NextFin News - The U.S. Department of Justice has abandoned its high-stakes legal campaign to strip federal courts of their power to appoint interim U.S. attorneys, marking a rare and significant retreat for the second Trump administration. In a filing submitted on Monday, the Justice Department formally accepted the District Court of New Jersey’s appointment of Robert Frazer, a career prosecutor, to lead the state’s federal prosecutor’s office. The move effectively ends a constitutional standoff that had paralyzed federal law enforcement in several districts and threatened to trigger a systemic crisis within the judiciary.
The reversal centers on a previously obscure provision of federal law that allows district courts to appoint a temporary U.S. attorney if a presidential appointee has not been confirmed by the Senate within 120 days. For over a year, U.S. President Trump’s administration had sought to bypass this "judicial appointment" power by cycling through a series of "acting" officials and "temporary assistants to the Attorney General"—a maneuver critics dubbed the "TACO" strategy (Temporary Acting Career Officers). The administration argued that the Vesting Clause of Article II gave the executive branch exclusive authority over federal prosecutors, rendering the court’s statutory appointment power unconstitutional.

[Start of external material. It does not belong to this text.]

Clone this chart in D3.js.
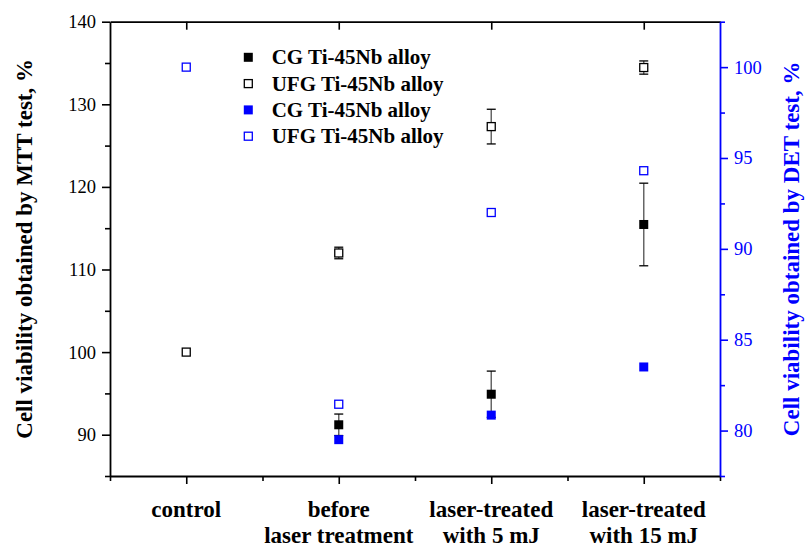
<!DOCTYPE html>
<html>
<head>
<meta charset="utf-8">
<script src="https://cdn.jsdelivr.net/npm/d3@7"></script>
<style>
  html, body { margin: 0; padding: 0; background: #fff; }
  svg { display: block; }
</style>
</head>
<body>
<div id="chart"></div>
<script>
// categories along the x axis (two lines each)
const categories = [
  ["control"],
  ["before", "laser treatment"],
  ["laser-treated", "with 5 mJ"],
  ["laser-treated", "with 15 mJ"]
];

// MTT test (left axis), null = no point
const cgMTT = [null, 91.2, 94.9, 115.45];
const cgMTTErr = [null, 1.3, 2.8, 5.0];
const ufgMTT = [100, 112.0, 127.3, 134.45];
const ufgMTTErr = [0, 0.7, 2.1, 0.8];

// DET test (right axis)
const cgDET = [null, 79.5, 80.85, 83.5];
const ufgDET = [100, 81.45, 92.0, 94.3];

const leftTicks = [90, 100, 110, 120, 130, 140];
const rightTicks = [80, 85, 90, 95, 100];
const legendLabels = ["CG Ti-45Nb alloy", "UFG Ti-45Nb alloy", "CG Ti-45Nb alloy", "UFG Ti-45Nb alloy"];

const width = 806, height = 549;
const plotL = 110, plotR = 720, plotT = 21.7, plotB = 476;
const blue = "#0000ff";
const serif = "'Liberation Serif', 'Times New Roman', serif";

const svg = d3.select("#chart").append("svg")
  .attr("width", width)
  .attr("height", height)
  .style("font-family", serif);

// scales
const x = d3.scaleLinear().domain([0.5, 4.5]).range([plotL, plotR]);
const yL = d3.scaleLinear().domain([85, 140]).range([plotB, plotT]);
const yR = d3.scaleLinear().domain([77.5, 102.5]).range([plotB, plotT]);

const idx = d3.range(1, categories.length + 1);

// minor ticks first, then major axes on top
svg.append("g")
  .attr("transform", `translate(0,${plotB})`)
  .call(d3.axisBottom(x).tickValues(d3.range(0.5, 4.6, 1)).tickSize(5).tickFormat(""))
  .call(g => g.select(".domain").remove())
  .call(g => g.selectAll("line").attr("stroke", "#000").attr("stroke-width", 1.6));

svg.append("g")
  .attr("transform", `translate(${plotL},0)`)
  .call(d3.axisLeft(yL).tickValues(d3.range(85, 140, 10)).tickSize(5).tickFormat(""))
  .call(g => g.select(".domain").remove())
  .call(g => g.selectAll("line").attr("stroke", "#000").attr("stroke-width", 1.6));

svg.append("g")
  .attr("transform", `translate(${plotR},0)`)
  .call(d3.axisRight(yR).tickValues(d3.range(77.5, 103, 5)).tickSize(5).tickFormat(""))
  .call(g => g.select(".domain").remove())
  .call(g => g.selectAll("line").attr("stroke", blue).attr("stroke-width", 1.6));

// top frame with inward ticks
svg.append("g")
  .attr("transform", `translate(0,${plotT})`)
  .call(d3.axisBottom(x).tickValues(idx).tickSizeInner(8).tickSizeOuter(0).tickFormat(""))
  .call(g => g.select(".domain").attr("stroke", "#000").attr("stroke-width", 1.8))
  .call(g => g.selectAll("line").attr("stroke", "#000").attr("stroke-width", 1.6));

// bottom axis
const xAxis = svg.append("g")
  .attr("transform", `translate(0,${plotB})`)
  .call(d3.axisBottom(x).tickValues(idx).tickSizeInner(8).tickSizeOuter(0).tickFormat(""));
xAxis.select(".domain").attr("stroke", "#000").attr("stroke-width", 1.8);
xAxis.selectAll("line").attr("stroke", "#000").attr("stroke-width", 1.6);

// category labels
const catText = svg.append("g").selectAll("text")
  .data(categories)
  .join("text")
  .attr("x", (d, i) => x(i + 1))
  .attr("y", 517)
  .attr("text-anchor", "middle")
  .attr("font-size", "23px")
  .attr("font-weight", "bold")
  .attr("fill", "#000");
catText.selectAll("tspan")
  .data(d => d)
  .join("tspan")
  .attr("x", function() { return this.parentNode.getAttribute("x"); })
  .attr("dy", (d, i) => i === 0 ? 0 : 26)
  .text(d => d);

// left axis
const yAxisL = svg.append("g")
  .attr("transform", `translate(${plotL},0)`)
  .call(d3.axisLeft(yL).tickValues(leftTicks).tickSizeInner(8).tickSizeOuter(0).tickPadding(6));
yAxisL.select(".domain").attr("stroke", "#000").attr("stroke-width", 1.8);
yAxisL.selectAll("line").attr("stroke", "#000").attr("stroke-width", 1.6);
yAxisL.selectAll("text")
  .attr("font-family", serif)
  .attr("font-size", "18.5px")
  .attr("fill", "#000");

// right axis
const yAxisR = svg.append("g")
  .attr("transform", `translate(${plotR},0)`)
  .call(d3.axisRight(yR).tickValues(rightTicks).tickSizeInner(8).tickSizeOuter(0).tickPadding(6));
yAxisR.select(".domain").attr("stroke", blue).attr("stroke-width", 1.8);
yAxisR.selectAll("line").attr("stroke", blue).attr("stroke-width", 1.6);
yAxisR.selectAll("text")
  .attr("font-family", serif)
  .attr("font-size", "18.5px")
  .attr("fill", blue);

// axis titles
svg.append("text")
  .attr("transform", `translate(32,${(plotT + plotB) / 2}) rotate(-90)`)
  .attr("text-anchor", "middle")
  .attr("font-size", "23px")
  .attr("font-weight", "bold")
  .attr("fill", "#000")
  .text("Cell viability obtained by MTT test, %");

svg.append("text")
  .attr("transform", `translate(799,${(plotT + plotB) / 2}) rotate(-90)`)
  .attr("text-anchor", "middle")
  .attr("font-size", "23px")
  .attr("font-weight", "bold")
  .attr("fill", blue)
  .text("Cell viability obtained by DET test, %");

// error bars
function errorBars(values, errs, scale) {
  const pts = values.map((v, i) => ({ i: i + 1, v, e: errs[i] }))
    .filter(d => d.v != null && d.e > 0);
  const g = svg.append("g");
  g.selectAll("line.stem")
    .data(pts)
    .join("line")
    .attr("class", "stem")
    .attr("x1", d => x(d.i)).attr("x2", d => x(d.i))
    .attr("y1", d => scale(d.v + d.e)).attr("y2", d => scale(d.v - d.e))
    .attr("stroke", "#666").attr("stroke-width", 1.5);
  ["t", "b"].forEach(s => {
    g.selectAll("line.cap" + s)
      .data(pts)
      .join("line")
      .attr("class", "cap" + s)
      .attr("x1", d => x(d.i) - 4.5).attr("x2", d => x(d.i) + 4.5)
      .attr("y1", d => scale(s === "t" ? d.v + d.e : d.v - d.e))
      .attr("y2", d => scale(s === "t" ? d.v + d.e : d.v - d.e))
      .attr("stroke", "#000").attr("stroke-width", 1.3);
  });
}

function squares(values, scale, color, filled) {
  const pts = values.map((v, i) => ({ i: i + 1, v })).filter(d => d.v != null);
  const s = filled ? 9 : 8;
  svg.append("g").selectAll("rect")
    .data(pts)
    .join("rect")
    .attr("x", d => x(d.i) - s / 2)
    .attr("y", d => scale(d.v) - s / 2)
    .attr("width", s)
    .attr("height", s)
    .attr("fill", filled ? color : "#fff")
    .attr("stroke", filled ? "none" : color)
    .attr("stroke-width", 1.3);
}

errorBars(ufgMTT, ufgMTTErr, yL);
errorBars(cgMTT, cgMTTErr, yL);
squares(ufgMTT, yL, "#000", false);
squares(cgMTT, yL, "#000", true);
squares(ufgDET, yR, blue, false);
squares(cgDET, yR, blue, true);

// legend
const legendRows = [
  { color: "#000", filled: true },
  { color: "#000", filled: false },
  { color: blue, filled: true },
  { color: blue, filled: false }
];
const legend = svg.append("g");
legendRows.forEach((r, i) => {
  const cy = 57.3 + i * 26.3;
  const s = r.filled ? 9 : 8;
  legend.append("rect")
    .attr("x", 248.3 - s / 2).attr("y", cy - s / 2)
    .attr("width", s).attr("height", s)
    .attr("fill", r.filled ? r.color : "#fff")
    .attr("stroke", r.filled ? "none" : r.color)
    .attr("stroke-width", 1.3);
  legend.append("text")
    .attr("x", 271.7).attr("y", cy + 7)
    .attr("font-size", "21px")
    .attr("font-weight", "bold")
    .attr("fill", "#000")
    .text(legendLabels[i]);
});
</script>
</body>
</html>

The breaking point arrived in New Jersey, where the administration attempted to keep Alina Habba, a former personal defense lawyer for U.S. President Trump, in charge of the office long after her legal term had expired. Habba’s tenure was marked by intense controversy, including the filing of criminal charges against Democratic lawmakers who protested a privately-run deportation facility. When federal judges in New Jersey, Virginia, and Nevada began striking down these appointments as unlawful "workarounds," the Justice Department initially doubled down, appealing the rulings and even attempting to appoint three different prosecutors simultaneously to the same office to evade judicial oversight.
The administration’s sudden pivot suggests a pragmatic realization that its legal position was becoming untenable. Chief Judge Renee Marie Bumb of the District of New Jersey had grown increasingly assertive, recently ejecting a federal prosecutor from her courtroom and ordering senior officials to testify regarding the "current structure and leadership" of the office. By accepting Frazer—a veteran with deep institutional ties—the Justice Department has prioritized the resumption of functional criminal investigations over a protracted constitutional battle that it appeared increasingly likely to lose at the Supreme Court level.
This retreat carries heavy implications for the administration’s broader effort to reshape the federal bureaucracy. While U.S. President Trump has successfully installed loyalists across much of the executive branch, the judiciary has proven to be a more resilient check than anticipated. The "TACO" strategy was designed to ensure that every U.S. attorney’s office remained under the direct ideological control of the White House, bypassing the Senate’s "advice and consent" role. The failure of this strategy in New Jersey and elsewhere signals that the administration must now contend with a career civil service that, when backed by the bench, can still obstruct the most aggressive expansions of executive power.
The immediate beneficiary of this truce is the federal court system itself, which has reasserted its role in maintaining the continuity of law enforcement. However, the peace may be fragile. While the Justice Department has conceded on Frazer’s appointment, it has not explicitly renounced its broader legal theory regarding executive supremacy. For now, the focus shifts to the Senate, where dozens of U.S. President Trump’s permanent nominees for these roles remain stalled. Until those seats are filled, the tension between the White House’s desire for loyalty and the judiciary’s demand for legality will remain the defining friction of the American legal landscape.